Alika Ogorchukwa's widow, Charity Oriakhi, has seen a video of the attack which has been widely circulated:
"I can't watch it," she says.
"I saw the video, just when the boy was strangling hard, very, very hard. My husband was struggling.
"The boy was strangling him to death. No, that boy, I don't know what my husband did to him. I don't know."
Police arrested a suspect but immediately ruled out a racial motive for the attack on Alika; who was a local street vendor with a history of mental illness.
Charity Oriakhi says "I was there, I saw those people wearing white clothes. Normally, if I saw them in the news, in television, they are carrying dead people.
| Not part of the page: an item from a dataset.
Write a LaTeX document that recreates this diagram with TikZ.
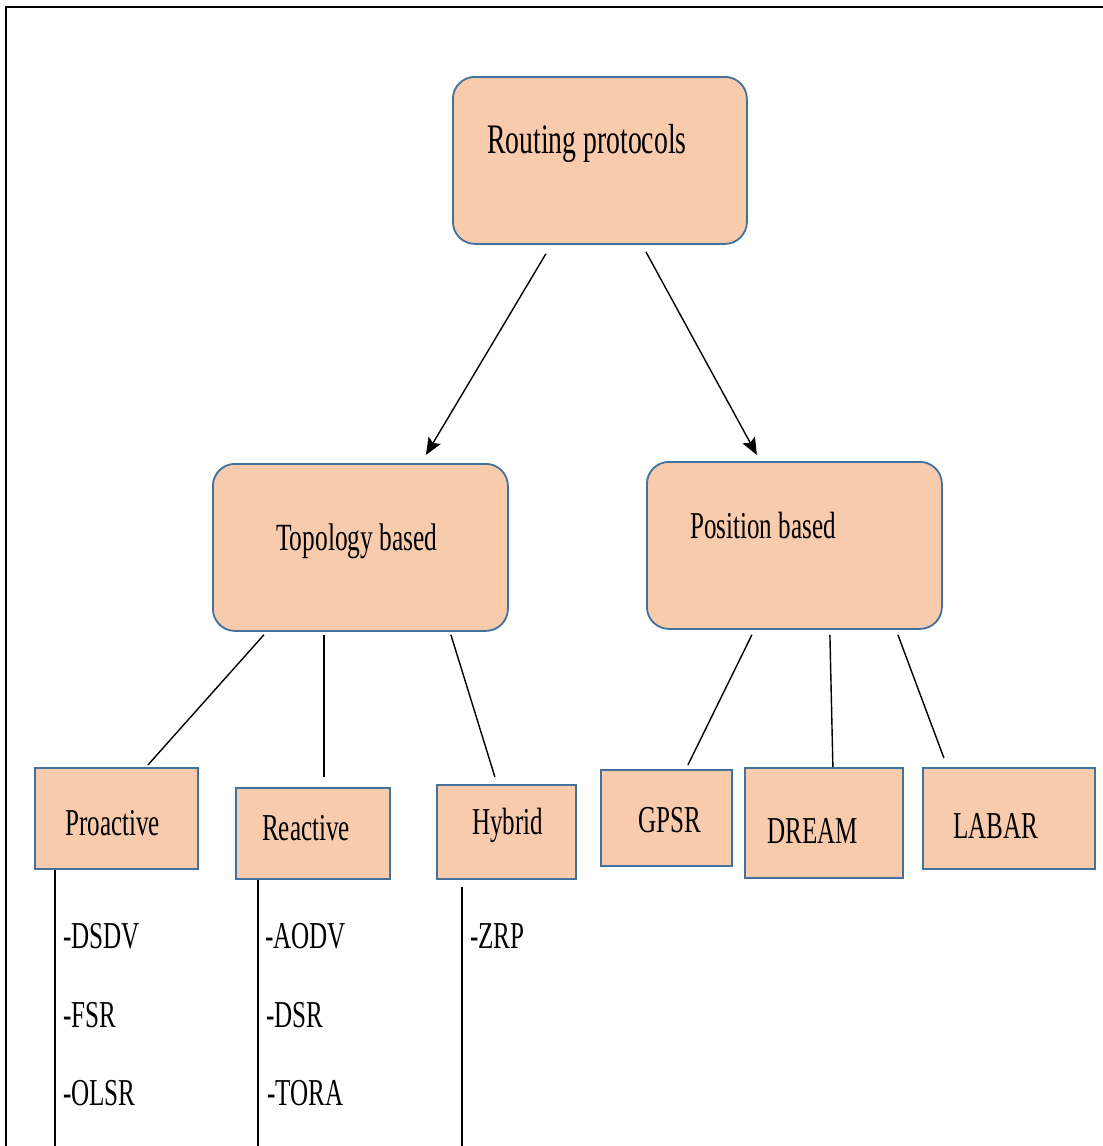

"I saw this report, they are carrying dead people. 'Where is my husband?' I said. I saw him dead, already dead."
Black Italians are now demanding the authorities recognise the role race played in what happened to Ogorchukwu.
But locals have been internationally condemned for not intervening.
Fabiana Anselmi, from Milan, says the fact no one tried to stop the attack is the most shocking element.
"Any comment is superfluous because, beyond the extreme action of a person that maybe wasn't in full possession of his mental abilities, which is something the prosecutors will investigate, the most shocking aspect is the total absence of an intervention by the people watching and doing nothing," she says.
The Nigerian government has condemned Ogorchukwu’s death and the country's Foreign Affairs Ministry urged Italian authorities to “bring the perpetrator of the heinous act to book without delay.”